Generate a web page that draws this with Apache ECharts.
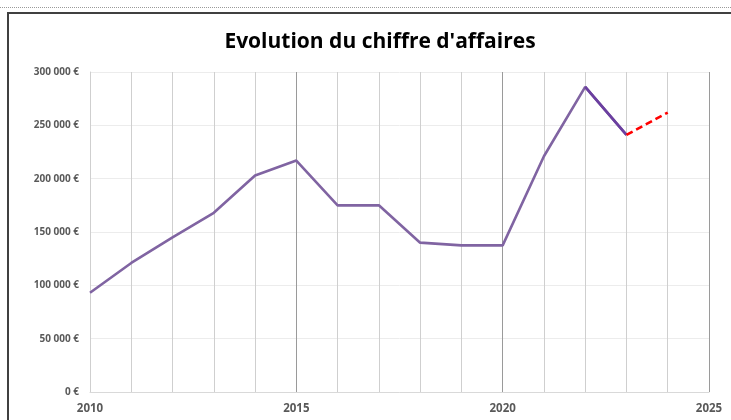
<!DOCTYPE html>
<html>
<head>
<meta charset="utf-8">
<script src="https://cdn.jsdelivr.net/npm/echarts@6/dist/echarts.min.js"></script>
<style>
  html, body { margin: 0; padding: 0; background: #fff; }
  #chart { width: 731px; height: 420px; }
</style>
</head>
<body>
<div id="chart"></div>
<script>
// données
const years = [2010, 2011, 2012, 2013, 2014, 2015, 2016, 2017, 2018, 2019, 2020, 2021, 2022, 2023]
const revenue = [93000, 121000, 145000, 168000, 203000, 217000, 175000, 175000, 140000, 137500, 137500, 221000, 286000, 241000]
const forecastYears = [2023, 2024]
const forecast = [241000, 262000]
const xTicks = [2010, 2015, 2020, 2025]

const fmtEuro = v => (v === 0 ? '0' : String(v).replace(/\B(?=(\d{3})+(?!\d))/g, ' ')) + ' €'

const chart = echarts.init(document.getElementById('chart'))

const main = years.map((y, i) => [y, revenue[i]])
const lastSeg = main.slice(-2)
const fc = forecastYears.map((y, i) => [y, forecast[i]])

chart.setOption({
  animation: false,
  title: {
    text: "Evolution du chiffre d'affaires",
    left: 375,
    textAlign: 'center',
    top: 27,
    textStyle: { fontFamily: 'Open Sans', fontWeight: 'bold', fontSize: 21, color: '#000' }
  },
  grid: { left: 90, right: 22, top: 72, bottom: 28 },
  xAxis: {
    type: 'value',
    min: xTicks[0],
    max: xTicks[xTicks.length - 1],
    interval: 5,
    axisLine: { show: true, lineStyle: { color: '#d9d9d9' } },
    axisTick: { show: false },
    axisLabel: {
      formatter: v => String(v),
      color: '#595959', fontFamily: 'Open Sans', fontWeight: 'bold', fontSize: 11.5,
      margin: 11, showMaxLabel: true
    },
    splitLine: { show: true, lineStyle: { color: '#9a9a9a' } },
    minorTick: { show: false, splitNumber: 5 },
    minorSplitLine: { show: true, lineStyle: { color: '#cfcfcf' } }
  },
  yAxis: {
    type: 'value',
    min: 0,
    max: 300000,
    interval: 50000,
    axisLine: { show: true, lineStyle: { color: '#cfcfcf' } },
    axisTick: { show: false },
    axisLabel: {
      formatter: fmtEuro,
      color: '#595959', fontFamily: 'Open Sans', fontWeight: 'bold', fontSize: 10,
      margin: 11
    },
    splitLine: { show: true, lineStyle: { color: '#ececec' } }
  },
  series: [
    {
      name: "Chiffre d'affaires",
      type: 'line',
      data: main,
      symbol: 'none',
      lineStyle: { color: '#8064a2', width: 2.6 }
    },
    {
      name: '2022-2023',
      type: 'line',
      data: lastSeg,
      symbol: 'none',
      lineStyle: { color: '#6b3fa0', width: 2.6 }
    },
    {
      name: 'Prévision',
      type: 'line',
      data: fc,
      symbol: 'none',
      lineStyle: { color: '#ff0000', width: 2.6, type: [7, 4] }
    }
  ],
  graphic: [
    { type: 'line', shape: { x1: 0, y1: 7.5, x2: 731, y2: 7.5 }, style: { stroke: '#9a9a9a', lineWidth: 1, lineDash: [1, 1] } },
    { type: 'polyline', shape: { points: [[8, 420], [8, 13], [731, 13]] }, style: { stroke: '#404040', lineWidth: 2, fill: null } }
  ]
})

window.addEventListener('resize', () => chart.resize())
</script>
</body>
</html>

===============

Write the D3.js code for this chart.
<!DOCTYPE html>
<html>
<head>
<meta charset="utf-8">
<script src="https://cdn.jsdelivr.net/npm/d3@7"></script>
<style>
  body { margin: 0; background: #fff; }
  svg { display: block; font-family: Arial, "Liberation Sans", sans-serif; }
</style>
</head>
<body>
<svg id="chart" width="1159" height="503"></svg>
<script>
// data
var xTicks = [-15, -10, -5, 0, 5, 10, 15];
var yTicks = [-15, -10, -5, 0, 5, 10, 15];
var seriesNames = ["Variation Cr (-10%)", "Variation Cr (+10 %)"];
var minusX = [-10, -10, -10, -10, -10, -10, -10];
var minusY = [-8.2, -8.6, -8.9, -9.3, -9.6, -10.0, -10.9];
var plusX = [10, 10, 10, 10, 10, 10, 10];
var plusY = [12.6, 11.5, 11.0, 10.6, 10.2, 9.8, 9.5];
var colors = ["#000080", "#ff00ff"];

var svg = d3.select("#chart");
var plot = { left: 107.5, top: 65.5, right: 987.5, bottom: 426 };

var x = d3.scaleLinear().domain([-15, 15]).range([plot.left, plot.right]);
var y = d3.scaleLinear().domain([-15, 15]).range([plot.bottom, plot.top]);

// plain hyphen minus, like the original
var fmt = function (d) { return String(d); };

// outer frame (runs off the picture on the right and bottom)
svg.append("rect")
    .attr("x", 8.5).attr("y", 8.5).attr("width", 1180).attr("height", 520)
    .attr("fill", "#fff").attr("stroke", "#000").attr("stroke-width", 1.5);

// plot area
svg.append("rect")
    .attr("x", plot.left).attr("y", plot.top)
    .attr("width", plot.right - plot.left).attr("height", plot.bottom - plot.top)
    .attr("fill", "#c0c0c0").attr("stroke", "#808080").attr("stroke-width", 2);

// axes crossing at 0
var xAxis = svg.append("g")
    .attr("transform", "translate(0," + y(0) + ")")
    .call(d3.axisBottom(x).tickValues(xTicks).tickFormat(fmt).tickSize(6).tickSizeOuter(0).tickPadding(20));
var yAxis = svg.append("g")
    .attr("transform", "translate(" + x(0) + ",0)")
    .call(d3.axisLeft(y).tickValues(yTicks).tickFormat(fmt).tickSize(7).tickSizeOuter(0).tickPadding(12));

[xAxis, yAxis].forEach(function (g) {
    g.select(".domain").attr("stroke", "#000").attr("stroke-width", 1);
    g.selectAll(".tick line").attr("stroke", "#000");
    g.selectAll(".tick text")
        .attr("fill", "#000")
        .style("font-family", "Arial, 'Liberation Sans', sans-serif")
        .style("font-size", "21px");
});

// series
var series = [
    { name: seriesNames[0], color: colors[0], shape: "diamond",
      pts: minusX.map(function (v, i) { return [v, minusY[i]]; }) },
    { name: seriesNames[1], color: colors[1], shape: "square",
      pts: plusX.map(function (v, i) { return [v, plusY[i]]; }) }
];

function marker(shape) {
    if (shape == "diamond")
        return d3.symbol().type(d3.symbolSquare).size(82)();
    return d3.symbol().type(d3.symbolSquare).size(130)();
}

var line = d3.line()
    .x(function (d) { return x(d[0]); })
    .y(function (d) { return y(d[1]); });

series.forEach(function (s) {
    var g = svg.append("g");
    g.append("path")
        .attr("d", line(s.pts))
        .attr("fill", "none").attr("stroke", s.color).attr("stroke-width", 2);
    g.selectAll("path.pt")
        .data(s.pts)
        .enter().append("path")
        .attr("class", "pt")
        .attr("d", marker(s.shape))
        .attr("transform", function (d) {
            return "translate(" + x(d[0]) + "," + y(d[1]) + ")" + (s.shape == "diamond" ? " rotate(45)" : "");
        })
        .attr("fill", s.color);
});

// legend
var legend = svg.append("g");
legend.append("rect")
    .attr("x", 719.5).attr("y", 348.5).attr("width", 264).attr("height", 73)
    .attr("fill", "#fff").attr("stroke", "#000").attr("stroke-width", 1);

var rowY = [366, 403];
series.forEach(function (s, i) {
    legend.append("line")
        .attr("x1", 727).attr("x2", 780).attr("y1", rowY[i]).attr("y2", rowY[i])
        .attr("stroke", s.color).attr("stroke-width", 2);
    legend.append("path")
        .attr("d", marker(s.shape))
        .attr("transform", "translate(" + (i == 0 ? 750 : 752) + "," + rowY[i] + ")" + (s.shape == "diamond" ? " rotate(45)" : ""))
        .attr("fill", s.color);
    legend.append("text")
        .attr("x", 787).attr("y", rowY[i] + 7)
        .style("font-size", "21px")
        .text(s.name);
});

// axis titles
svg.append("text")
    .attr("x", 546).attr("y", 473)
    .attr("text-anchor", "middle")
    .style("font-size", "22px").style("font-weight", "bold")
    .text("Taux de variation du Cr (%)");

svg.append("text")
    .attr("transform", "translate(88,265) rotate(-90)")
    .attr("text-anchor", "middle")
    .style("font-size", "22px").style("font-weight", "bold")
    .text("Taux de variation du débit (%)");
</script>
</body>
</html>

===============

Only the lines from the one bearing "Generate a web" to the one bearing "const xTicks = [2010, 2015, 2020, 2025]", both included, should be restated word for word, with pictures left out.

RESPONSE TO THIS EXERCISE:
Generate a web page that draws this with Apache ECharts.
<!DOCTYPE html>
<html>
<head>
<meta charset="utf-8">
<script src="https://cdn.jsdelivr.net/npm/echarts@6/dist/echarts.min.js"></script>
<style>
  html, body { margin: 0; padding: 0; background: #fff; }
  #chart { width: 731px; height: 420px; }
</style>
</head>
<body>
<div id="chart"></div>
<script>
// données
const years = [2010, 2011, 2012, 2013, 2014, 2015, 2016, 2017, 2018, 2019, 2020, 2021, 2022, 2023]
const revenue = [93000, 121000, 145000, 168000, 203000, 217000, 175000, 175000, 140000, 137500, 137500, 221000, 286000, 241000]
const forecastYears = [2023, 2024]
const forecast = [241000, 262000]
const xTicks = [2010, 2015, 2020, 2025]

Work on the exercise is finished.